TAIPEI (Taiwan News) – The Supreme Court on Friday rejected final appeals against prison terms of up to seven years for former military police officers guarding the Presidential Office Building and accused of spying for China.
The three officers and a soldier working for the Information, Communications and Electronic Force Command at the Ministry of National Defense started photographing classified documents with their smartphones and passing the pictures on to China four years ago, the Liberty Times reported. In return, they received a total of NT$1.84 million (US$58,700) from Chinese intelligence agents.

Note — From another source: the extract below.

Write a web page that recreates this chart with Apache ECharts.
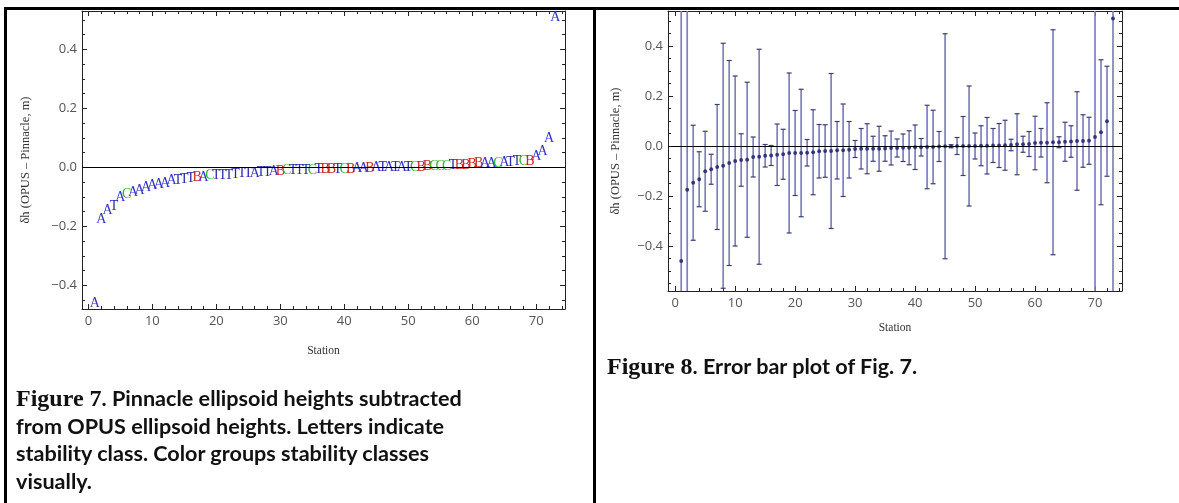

Military Police Sergeant Lai Chung-yu (賴重宇) was sentenced to seven years in prison, Sergeant Li Yu-erh (黎育爾) to six years and seven months, and Corporal Lin Yu-kai (林裕凱) to five years and 10 months. Private First Class Chen Wen-hao (陳文豪) received a prison term of six years and five months.
Lin had dropped a previous appeal, so he had already started serving his sentence. The three others had been detained, and will start serving their prison term immediately.
The defendants had pled guilty and been found guilty of corruption and of breaking the National Security Act.
A Taiwanese national who recruited Lai and Chen as spies in 2021 is still on the run. Chen invited colleagues at the Information, Communications and Electronic Force Command to join him in order to make more money, but nobody took up his offer.